Scattered with temples, covered walkways, pavilions and bridges, the palace and its gardens occupy an area of almost 750 acres altogether, so whilst the Summer Palace may be one of Beijing’s most visited sites, it never feels that way.
Located in Beijing’s Dongcheng District, Yonghegong Lama Temple is the most renowned Tibetan Buddhist temple outside of Tibet. It’s still an active place of worship, so the sweet, mysterious smell of incense permeates the air through which you walk, and saffron-robed monks linger in the shadows.
Spend a couple of hours here soaking up the beauty and authenticity of your surroundings and you’ll forget that you’re just minutes away from one of Beijing’s major tube stations.
Stay nearby at Airbnb D.Loft 1 or Lee Garden Service Apartment
Otherwise known as a type of narrow street or alley, formed by lines of traditional courtyard residences known as siheyuan, hutongs are predominantly associated with China’s capital city, Beijing.
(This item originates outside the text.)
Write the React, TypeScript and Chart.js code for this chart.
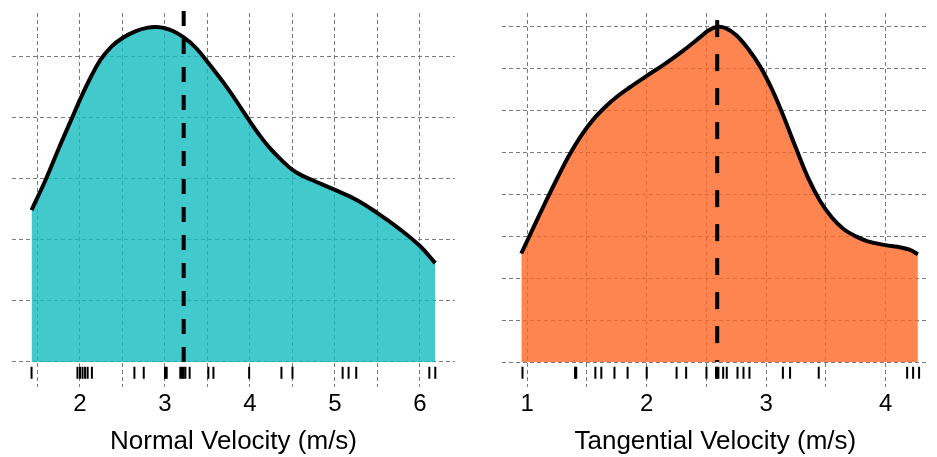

The oldest hutong in Beijing, Sanmiao Street, dates back over 900 years.
Sadly approximately 30% of Beijing’s hutongs have now been demolished to make way for new developments with modern amenities, but many still remain and a few have been designated protected areas.
The best way to explore the hutongs is on foot, and a wander through these narrow stone streets will give you a wonderful glimpse into the traditional Beijing lifestyle and culture. Here you’ll find traditional tea shops and locals playing games of Mahjong; life goes on as it always has done.
798 Art Zone
Beijing’s 798 Art Zone is located in the north-east corner of the city and covers an area of 0.6 square kilometres. Factories and enterprises that were previously state-owned have been converted into ever-evolving creative spaces.
Artists now showcase their work here via galleries, exhibitions, design studios, shops, restaurants, and bars. What’s more, two art festivals take place every year, in May and October.